From the passenger's point of view, the import of all this is that it should make the service more efficient, because the Island Home can, if necessary, make the crossing in less than 30 minutes, compared with 45. Not that it usually will, fuel costs being what they are. The Island Home burns a little more at the same speed than the Islander does. But then it delivers a bigger payload too.
Upstairs is a spacious snack bar so relatively expansive and club-like that the staff joke about putting a band in the corner. Instead of the old steel tube benches there are modern brushed aluminum seats. The boat is equipped with wi-fi technology and a quiet space so students or business travellers can plug in en route.
There is a sick bay too - although it is a little embarrasingly open to the public gaze.
The rest rooms no longer seem like a threat to your health. The abiding feeling is one of spaciousness and light. Wide stairways, big windows. A big sweep of lounge-like accommodation instead of train-carriage confinement.
The technical stats and passenger comfort levels of the new boat are impressive, yet it still has its critics, many of them among the authority staff.
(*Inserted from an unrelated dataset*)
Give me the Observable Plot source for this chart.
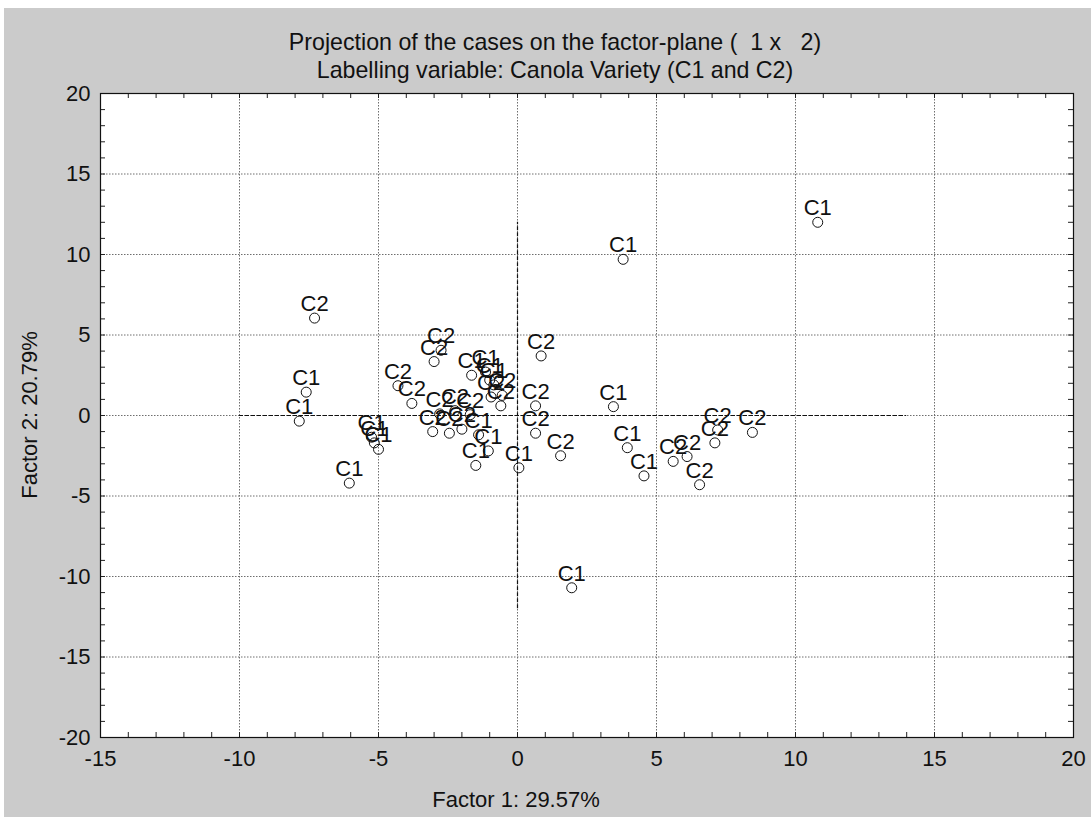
<!DOCTYPE html>
<html>
<head>
<meta charset="utf-8">
<script src="https://cdn.jsdelivr.net/npm/d3@7"></script>
<script src="https://cdn.jsdelivr.net/npm/@observablehq/plot@0.6"></script>
<style>
  html, body { margin: 0; padding: 0; background: #ffffff; }
  #page { position: relative; width: 1091px; height: 817px; overflow: hidden; font-family: "Liberation Sans", Arial, sans-serif; }
  #grey { position: absolute; left: 4px; top: 8px; right: 0; bottom: 0; background: #cbcbcb; }
  .t { position: absolute; white-space: pre; font-size: 22px; line-height: 26px; color: #111; transform: translateX(-50%); }
  .title { font-size: 23.2px; }
  #chart { position: absolute; left: 0; top: 70px; }
  #ylab { position: absolute; left: 30px; top: 415px; font-size: 22px; white-space: pre; transform: translate(-50%, -50%) rotate(-90deg); color: #111; }
</style>
</head>
<body>
<div id="page">
  <div id="grey"></div>
  <div class="t title" style="left:555px; top:29px;">Projection of the cases on the factor-plane (  1 x   2)</div>
  <div class="t title" style="left:555px; top:57px;">Labelling variable: Canola Variety (C1 and C2)</div>
  <div id="chart"></div>
  <div id="ylab">Factor 2: 20.79%</div>
  <div class="t" style="left:516px; top:787px;">Factor 1: 29.57%</div>
</div>
<script>
// Cases: label, Factor 1 score, Factor 2 score
const labels = [
  "C1","C1","C1","C1","C1","C1","C1","C1","C1","C1",
  "C1","C1","C1","C1","C1","C1","C1","C1","C1","C1",
  "C2","C2","C2","C2","C2","C2","C2","C2","C2","C2",
  "C2","C2","C2","C2","C2","C2","C2","C2","C2","C2",
  "C2","C2","C2","C2"
];
const factor1 = [
  10.8, 3.8, 1.95, -7.6, -7.85, -6.05, -5.25, -5.15, -5.0, -1.65,
  -1.15, -1.0, -0.85, -1.4, -1.05, -1.5, 0.05, 3.45, 3.95, 4.55,
  -7.3, -4.3, -3.8, -3.0, -2.75, -3.05, -2.8, -2.45, -2.25, -2.0,
  -1.7, -0.55, -0.95, -0.6, 0.85, 0.65, 0.65, 1.55, 5.6, 6.1,
  6.55, 7.1, 7.2, 8.45
];
const factor2 = [
  12.0, 9.7, -10.7, 1.45, -0.35, -4.2, -1.35, -1.7, -2.1, 2.5,
  2.7, 2.2, 1.9, -1.2, -2.2, -3.1, -3.25, 0.55, -2.0, -3.75,
  6.05, 1.85, 0.75, 3.35, 4.05, -1.0, 0.1, -1.1, 0.3, -0.85,
  0.05, 1.25, 1.15, 0.6, 3.7, 0.6, -1.1, -2.5, -2.85, -2.55,
  -4.3, -1.7, -0.9, -1.05
];

const xTicks = [-15, -10, -5, 0, 5, 10, 15, 20];
const yTicks = [-20, -15, -10, -5, 0, 5, 10, 15, 20];
const xGrid = [-10, -5, 0, 5, 10, 15];
const yGrid = [-15, -10, -5, 0, 5, 10, 15];
const xMinor = d3.range(-15, 21, 1);
const yMinor = d3.range(-20, 21, 1);
const zeroLineX = [-10, 14];   // extent of the horizontal origin line (Factor 1)
const zeroLineY = [-12, 12];   // extent of the vertical origin line (Factor 2)

const cases = labels.map((l, i) => ({label: l, f1: factor1[i], f2: factor2[i]}));

const xDom = [-15, 20], yDom = [-20, 20];
const minorLenY = (yDom[1] - yDom[0]) * 5 / 644;
const minorLenX = (xDom[1] - xDom[0]) * 5 / 973;

const chart = Plot.plot({
  width: 1091,
  height: 747,
  marginLeft: 100,
  marginRight: 18,
  marginTop: 23,
  marginBottom: 80,
  style: {background: "transparent", fontFamily: "'Liberation Sans', Arial, sans-serif", fontSize: "22px", color: "#111"},
  x: {domain: xDom, ticks: xTicks, tickSize: 0, tickPadding: 13, label: null, tickFormat: d => String(d)},
  y: {domain: yDom, ticks: yTicks, tickSize: 0, tickPadding: 10, label: null, tickFormat: d => String(d)},
  marks: [
    Plot.frame({fill: "white", stroke: null}),
    Plot.ruleX(xGrid, {stroke: "#6e6e6e", strokeDasharray: "1.5,1.5", strokeWidth: 1}),
    Plot.ruleY(yGrid, {stroke: "#6e6e6e", strokeDasharray: "1.5,1.5", strokeWidth: 1}),
    Plot.ruleX(xMinor, {y1: yDom[0], y2: yDom[0] + minorLenY, stroke: "#222"}),
    Plot.ruleX(xMinor, {y1: yDom[1], y2: yDom[1] - minorLenY, stroke: "#222"}),
    Plot.ruleY(yMinor, {x1: xDom[0], x2: xDom[0] + minorLenX, stroke: "#222"}),
    Plot.ruleY(yMinor, {x1: xDom[1], x2: xDom[1] - minorLenX, stroke: "#222"}),
    Plot.ruleY([0], {x1: zeroLineX[0], x2: zeroLineX[1], stroke: "#111", strokeDasharray: "4,2", strokeWidth: 1.2}),
    Plot.ruleX([0], {y1: zeroLineY[0], y2: zeroLineY[1], stroke: "#111", strokeDasharray: "4,2", strokeWidth: 1.2}),
    Plot.dot(cases, {x: "f1", y: "f2", r: 5, stroke: "#111", fill: "none", strokeWidth: 1}),
    Plot.text(cases, {x: "f1", y: "f2", text: "label", lineAnchor: "bottom", dy: -7, fontSize: 22, fill: "#111"}),
    Plot.frame({stroke: "#111", strokeWidth: 1.2})
  ]
});
document.getElementById("chart").appendChild(chart);
</script>
</body>
</html>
It's too big, they say. It will run half empty for much of the year; schedules will have to be cut back. Its high slab sides make it a "sail" on windy days.
SSA management and the captains deny this. With all that power the ferry can stop in its own length, turn on a dime, and is actually more maneuverable than its predecessor.
Only time will tell if there is anything to the criticism. The Islander had her critics when she began service too. And there's not much point debating the merits of the design now - she's been built, christened and is about to go into service.
The first run will be next week. Meanwhile, those eager for a good look at the new boat can attend tomorrow's commissioning ceremony in Vineyard Haven, which begins at 11:30 a.m.
Island Home and Islander Schedule of Events
Saturday, March 3:
11:30 a.m.: Commissioning ceremony in Vineyard Haven for Island Home.
Noon to 2 p.m.: Open house on Island Home in Vineyard Haven.
Sunday, March 4:
2 to 4 p.m.: Open house on Island Home in Woods Hole.
Monday, March 5:
11 a.m.: Farewell ceremony for Islander in Vineyard Haven.
Noon: Islander departs Vineyard Haven on final scheduled trip.
1:15 p.m.: Island Home departs Woods Hole on first scheduled trip.